Nous aurons toujours vingt ans

Dessins et scénario : Jaime MARTIN

En ce temps là, le besoin de découverte et d’interdits propres à l’adolescence passait entre autres par la recherche de la transgression musicale. Mais sans Internet (le Boomer vous salue) la recherche de ces pépites iconoclastes passaient par les bacs de disquaires recelant des vinyles dont la provocation le disputait à l’outrance visuelle, pour racoler le teenager en quête de décibels. Les pochettes de If You Want Blood, Highway To Hell ou du premier Maiden suscitaient instantanément, la fascination, le rejet ou, en ce qui me concerne, une curiosité quasi morbide qui n’a pas été déçue dès la première écoute et ne s’est depuis jamais démentie. A l’inverse, je suis passé à côté d’albums et même d’artistes dont le visuel m’avait rebuté mais qu’Internet permet aujourd’hui de découvrir et rattraper un peu le temps perdu.
Cette dure réalité du marketing s’applique aussi à la BD. Combien d’albums n’ont même pas le droit à un simple feuilletage en raison d’une couverture pas assez « vendeuse », ce qui explique que les éditeurs y attachent souvent une attention quasi obsessionnelle. S’agissant de Nous aurons toujours 20 ans, point de souci, les fins connaisseurs, dont je prétends faire partie, ont tout de suite repéré l’allusion et l’hommage au premier album des Ramones. Quatre mecs en jean et blouson noir, posture et regards agressifs, signifiant qu’ils sont jeunes, immortels et prêts à bouffer la vie même si elle sera courte et que cela doit bousculer la morale et la bien-pensance.
La couverture était déjà riche de promesses mais comme le rappelle justement Bo Diddley You Can’t Judge a Book by the Cover. Or, le contenu s’est révélé bien au dessus des attentes car il s’agit là, tout simplement, de l’une des meilleurs autobiographies jamais produites en BD. Il faut dire que ce récit, dense et riche, coche toutes les cases de la réussite. A commencer par une toile de fond historique donnant à l’intrigue, qui débute en Espagne à la mort de Franco, une dimension quasi documentaire. Jaime Martin a grandi à Barcelone dans une famille communiste, avec des grands-parents engagés dans la guerre civile et pour laquelle la mort du dernier « grand » leader facho, ayant survécu trois décennies à ses sinistres collègues germanique et italien, est plus vécu comme un soulagement que comme une libération. A l’heure du départ de l’abruti orangé de la Maison-Blanche, ce point de départ de l’intrigue a une résonance particulière.

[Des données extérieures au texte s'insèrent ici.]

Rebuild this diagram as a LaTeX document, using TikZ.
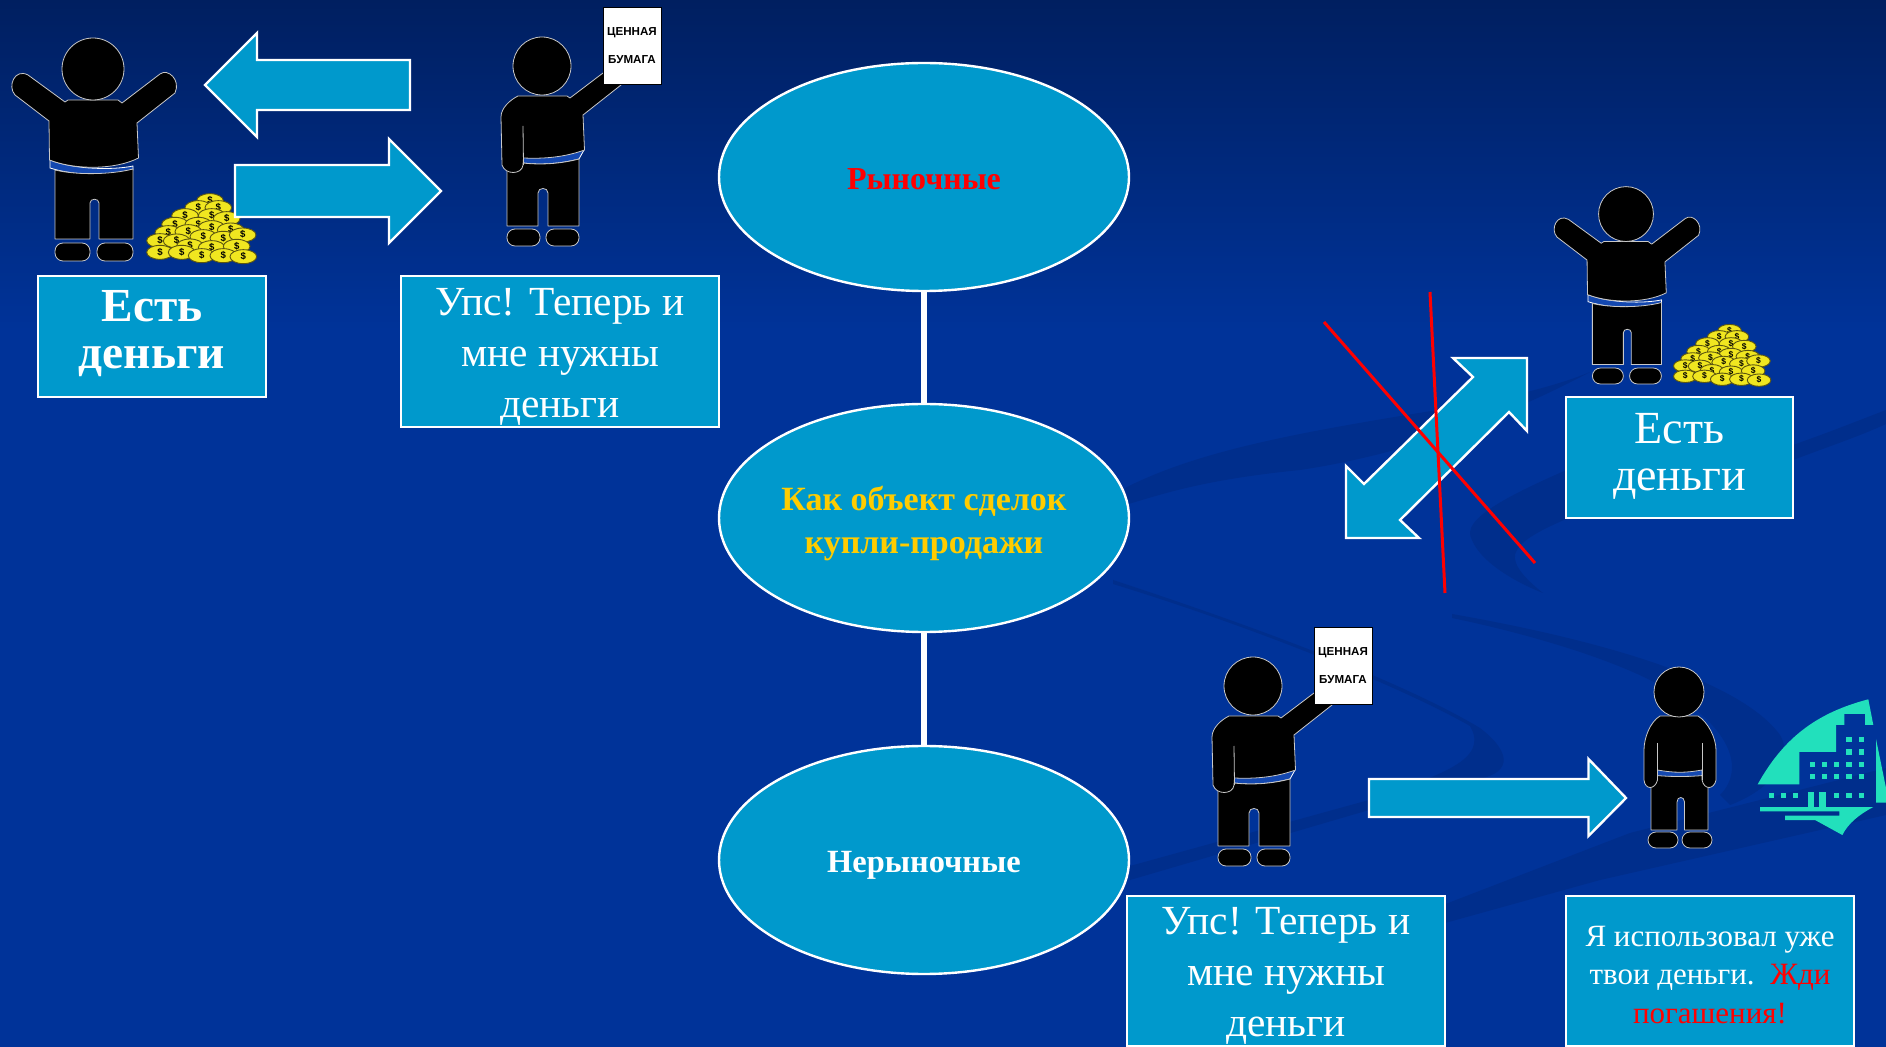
\documentclass[tikz,border=0pt]{standalone}
\usepackage{fontspec}
\usetikzlibrary{shapes.geometric}
\setmainfont{Liberation Serif}
\newfontfamily\papersans{Liberation Sans}
\definecolor{bgtop}{HTML}{001F60}
\definecolor{bgmain}{HTML}{003399}
\definecolor{bandc}{HTML}{002E8C}
\definecolor{boxc}{HTML}{0099CC}
\definecolor{titleyellow}{HTML}{FFCC00}
\definecolor{teal}{HTML}{22E0BC}
\definecolor{figline}{HTML}{C8C8C8}
\definecolor{beltc}{HTML}{1448B0}
\definecolor{coiny}{HTML}{F0E620}
\definecolor{coine}{HTML}{5C5610}
\newcommand{\fs}[2]{\fontsize{#1}{#2}\selectfont}
\tikzset{
  x=0.5pt,y=-0.5pt,
  block/.style={draw=white,line width=1.2pt,fill=boxc,miter limit=10},
  textbox/.style={block,rectangle,inner sep=0pt},
  boxtext/.style={text=white,align=center,inner sep=0pt},
  oval/.style={block,ellipse,inner sep=0pt,minimum width=205pt,minimum height=114pt},
  link/.style={draw=white,line width=3pt},
  crossline/.style={draw=red,line width=1.5pt},
  band/.style={fill=bandc,draw=none},
  figure/.style={fill=black,draw=figline,line width=0.4pt,line join=round},
  belt/.style={fill=beltc,draw=white,line width=0.4pt},
  win/.style={fill=teal,draw=none},
  pics/moneyman/.style={code={
    \draw[belt] (50,160) .. controls (75,170) and (115,170) .. (133,166) -- (133,170) .. controls (110,176) and (75,176) .. (50,168) -- cycle;
    \draw[figure] (55,170) .. controls (75,175) and (110,175) .. (133,169) -- (133,239) -- (99,239) -- (99,203) .. controls (99,198) and (90,198) .. (90,203) -- (90,239) -- (55,239) -- cycle;
    \draw[figure] (65,102) -- (68,100) -- (118,100) -- (122,103) -- (160,74) .. controls (168,68) and (181,80) .. (175,93) -- (137,123) -- (138.5,158) .. controls (115,170) and (75,170) .. (49.5,160) -- (49,121) -- (15,95) .. controls (7,86) and (15,68) .. (28,75) -- cycle;
    \draw[figure] (93,69) circle[radius=31];
    \draw[figure,rounded corners=4pt] (55,243) rectangle (90,261);
    \draw[figure,rounded corners=4pt] (97,243) rectangle (133,261);
    \begin{scope}[shift={(140,185)},x=0.16667pt,y=-0.16667pt]
      \foreach \a/\b in {210/47,175/68,235/68,135/92,215/92,260/101,105/118,175/118,215/128,272/135,85/143,145/140,190/155,250/160,308/150,60/167,110/168,150/183,215/188,290/184,60/202,125/202,185/212,250/212,310/215}{
        \draw[fill=coiny,draw=coine,line width=0.45pt] (\a,\b) circle[x radius=40,y radius=21];
        \node[transform shape,inner sep=0pt,text=black,font=\papersans\bfseries\fs{4.8}{5}] at (\a,\b-1) {\$};
      }
    \end{scope}
  }},
  pics/holder/.style={code={
    \draw[belt] (523,157) -- (584,150) -- (579,159) .. controls (560,164) and (540,165) .. (523,163) -- cycle;
    \draw[figure] (507,165) -- (523,163) .. controls (540,165) and (560,164) .. (579,159) -- (579,226) -- (548,226) -- (548,193) .. controls (548,187) and (538,187) .. (538,193) -- (538,226) -- (507,226) -- cycle;
    \draw[figure] (518,96) -- (567,96) -- (570,98) -- (603,73) -- (621,85) -- (583,115) -- (584.5,150) .. controls (565,157) and (545,159) .. (523.5,158) -- (523,165) .. controls (522,175) and (505,175) .. (502,165) -- (501,117) .. controls (501,108) and (510,100) .. (518,96) -- cycle;
    \draw[figline,line width=0.4pt] (523,126) -- (523.5,165);
    \draw[figure] (542,66) circle[radius=29];
    \draw[figure,rounded corners=4pt] (507,229) rectangle (540,246);
    \draw[figure,rounded corners=4pt] (546,229) rectangle (579,246);
    \node[rectangle,fill=white,draw=black,line width=0.4pt,minimum width=29pt,minimum height=38.5pt,inner sep=0pt] at (632,45.5) {};
    \node[font=\papersans\bfseries\fs{5.8}{7},text=black,inner sep=0pt] at (632,32.5) {ЦЕННАЯ};
    \node[font=\papersans\bfseries\fs{5.8}{7},text=black,inner sep=0pt] at (632,59.5) {БУМАГА};
  }}
}
\begin{document}
\begin{tikzpicture}
\useasboundingbox (0,0) rectangle (1886,1047);
\clip (0,0) rectangle (1886,1047);
% background
\fill[bgmain] (0,0) rectangle (1886,1047);
\shade[top color=bgtop,bottom color=bgmain] (0,0) rectangle (1886,330);
% swooshes
\fill[band] (1125,488) .. controls (1200,450) and (1300,432) .. (1450,408) .. controls (1500,400) and (1560,385) .. (1590,372) .. controls (1500,420) and (1400,455) .. (1300,470) .. controls (1200,480) and (1160,495) .. (1125,505) -- cycle;
\fill[band] (1640,440) .. controls (1500,495) and (1460,520) .. (1472,540) .. controls (1480,560) and (1510,580) .. (1543,593) .. controls (1520,575) and (1510,560) .. (1517,550) .. controls (1525,535) and (1560,520) .. (1640,490) -- cycle;
\fill[band] (1793,445) .. controls (1830,432) and (1860,420) .. (1886,410) -- (1886,424) .. controls (1860,436) and (1830,446) .. (1793,460) -- cycle;
\fill[band] (1113,580) .. controls (1250,625) and (1400,680) .. (1480,728) .. controls (1515,755) and (1510,775) .. (1473,780) -- (1369,810) -- (1130,880) -- (1130,866) -- (1369,800) .. controls (1440,775) and (1490,760) .. (1470,726) .. controls (1400,686) and (1250,626) .. (1113,584) -- cycle;
\fill[band] (1452,614) .. controls (1600,640) and (1740,680) .. (1780,735) .. controls (1795,760) and (1770,790) .. (1730,805) -- (1720,795) .. controls (1745,770) and (1735,725) .. (1650,680) .. controls (1600,655) and (1520,632) .. (1452,618) -- cycle;
\fill[band] (1300,960) -- (1630,833) -- (1886,768) -- (1886,815) -- (1600,880) -- (1445,923) -- cycle;
% logo
\fill[teal] (1757.7,784.3) .. controls (1785,735) and (1820,712) .. (1868.3,699.3) -- (1873.3,725) -- (1865,725) -- (1865,714) -- (1844.3,714) -- (1844.3,725) -- (1836,725) -- (1836,752) -- (1799.3,752) -- (1799.3,784.3) -- cycle;
\fill[teal] (1876,739) -- (1886,788) -- (1886,802.7) -- (1876,802.7) -- cycle;
\begin{scope}[shift={(1730,680)},x=0.16667pt,y=-0.16667pt]
  \foreach \a/\b in {357/178,395/178,357/216,395/216,247/253,283/253,320/253,357/253,395/253,247/289,283/289,320/289,357/289,395/289,124/347,160/347,197/347,320/347,357/347,395/347}{
    \fill[win] (\a-8,\b-8) rectangle (\a+8,\b+8);
  }
  \fill[win] (234,335) rectangle (253,381);
  \fill[win] (268,335) rectangle (287,381);
  \fill[win] (90,381) -- (430,381) .. controls (385,405) and (355,430) .. (337,465) -- (255,420) -- (165,420) -- (165,407) -- (328,407) -- (328,394) -- (90,394) -- cycle;
\end{scope}
% figures
\pic at (0,0) {moneyman};
\pic[scale=.885] at (1543.7,153) {moneyman};
\pic at (0,0) {holder};
\pic at (711,620) {holder};
% standing figure
\draw[belt] (1655,768) -- (1704,768) -- (1704,776) -- (1655,776) -- cycle;
\draw[figure] (1651,775) .. controls (1670,777) and (1690,777) .. (1708,775) -- (1708,830) -- (1684.5,830) -- (1684.5,802) .. controls (1684.5,796) and (1677,796) .. (1677,802) -- (1677,830) -- (1651,830) -- cycle;
\draw[figure] (1660,716) -- (1698,716) .. controls (1708,722) and (1716,738) .. (1716,750) -- (1716,780) .. controls (1714,790) and (1704,790) .. (1702,780) -- (1702,770) .. controls (1685,773) and (1675,773) .. (1657.5,770) -- (1657.5,780) .. controls (1655,790) and (1645,790) .. (1644,780) -- (1644,750) .. controls (1644,738) and (1650,722) .. (1660,716) -- cycle;
\draw[figline,line width=0.4pt] (1657.5,743) -- (1657.5,780) (1702,743) -- (1702,780);
\draw[figure] (1679,692) circle[radius=25];
\draw[figure,rounded corners=4pt] (1648,832) rectangle (1678,848);
\draw[figure,rounded corners=4pt] (1682,832) rectangle (1712,848);
% block arrows
\draw[block] (205,85) -- (257,33) -- (257,60) -- (410,60) -- (410,110) -- (257,110) -- (257,137) -- cycle;
\draw[block] (235,165) -- (389,165) -- (389,139) -- (441,191) -- (389,243) -- (389,217) -- (235,217) -- cycle;
\draw[block] (1369,779) -- (1588.5,779) -- (1588.5,759) -- (1626,798) -- (1588.5,836) -- (1588.5,817) -- (1369,817) -- cycle;
\draw[block] (1527,358) -- (1453,358) -- (1473,377) -- (1364,484) -- (1346,466) -- (1346,538) -- (1419,538) -- (1400,520) -- (1509,412) -- (1527,431) -- cycle;
% cross lines
\coordinate (c1a) at (1324,322);
\coordinate (c1b) at (1535,563);
\coordinate (c2a) at (1430,292);
\coordinate (c2b) at (1445,593);
\draw[crossline] (c1a) -- (c1b);
\draw[crossline] (c2a) -- (c2b);
% ovals
\node[oval] (e1) at (924,177) {};
\node[oval] (e2) at (924,518) {};
\node[oval] (e3) at (924,860) {};
\draw[link] (e1) -- (e2);
\draw[link] (e2) -- (e3);
\node[boxtext,text=red,font=\bfseries\fs{16}{18}] (te1) at (924,179.5) {Рыночные};
\node[boxtext,text=titleyellow,font=\bfseries\fs{17}{21.5}] (te2) at (924,524) {Как объект сделок\\купли-продажи};
\node[boxtext,font=\bfseries\fs{16.2}{18}] (te3) at (924,865) {Нерыночные};
% boxes
\node[textbox,minimum width=114pt,minimum height=60.5pt] (b1) at (152,336.5) {};
\node[boxtext,font=\bfseries\fs{23.7}{23.5}] (t1) at (152,333.5) {Есть\\деньги};
\node[textbox,minimum width=159pt,minimum height=75.5pt] (b2) at (560,351.5) {};
\node[boxtext,font=\fs{20.7}{25.4}] (t2) at (560,357) {Упс! Теперь и\\мне нужны\\деньги};
\node[textbox,minimum width=113.5pt,minimum height=60.5pt] (b3) at (1679.5,457.5) {};
\node[boxtext,font=\fs{23}{23.5}] (t3) at (1679.5,456.3) {Есть\\деньги};
\node[textbox,minimum width=159pt,minimum height=75pt] (b4) at (1286,971) {};
\node[boxtext,font=\fs{20.7}{25.4}] (t4) at (1286,976) {Упс! Теперь и\\мне нужны\\деньги};
\node[textbox,minimum width=144pt,minimum height=75pt] (b5) at (1710,971) {};
\node[boxtext,font=\fs{15.5}{19.3}] (t5) at (1710,975) {Я использовал уже\\твои деньги.\ \ \textcolor{red}{Жди}\\\textcolor{red}{погашения!}};
\end{tikzpicture}
\end{document}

Jaime Martin retrace son parcours de jeune Barcelonais au sortir du Franquisme, sa soif de BD, de rébellion et de rock’n roll, sans verser dans la nostalgie mais avec une authenticité que seul le vécu peut procurer. Cette bande d’ados révoltés de la fin des Seventies crament leur jeunesse au feu de leurs illusions et se prennent en pleine poire le Punk et le Hard-Rock (magnifique évocation de concerts des Ramones et de Motörhead), Métal Hurlant, la fumette, les émeutes politiques, le service militaire, les filles… et toutes les petites combines pour essayer de se faire un peu de thune (mention spéciale au deal de cassettes de Rock, une véritable Madeleine de Proust pour les Boomers).
Autant d’ingrédients qui font le sel d’un récit passionnant, roman d’initiation, autour de la détermination sans faille de l’auteur à devenir dessinateur de BD, chronique adolescente, comédie sociale et fresque historique se mêlent dans une narration rythmée, d’une fluidité impeccable, grâce au dessin expressif de Martin, qui fait avaler d’une traite les presque 150 pages de l’album. Et bien que l’auteur se place comme il se doit au centre du récit, il évite tout travers narcissique en mettant sur le même plan les autres protagonistes.
La fin du récit et l’épilogue classique et de bon goût, sur le mode « que sont-ils devenus ? » donnent sérieusement l’impression que ces folles années étaient un âge d’or, en comparaison de la période actuelle, qu’il s’agisse du Rock ou de la Bande Dessinée.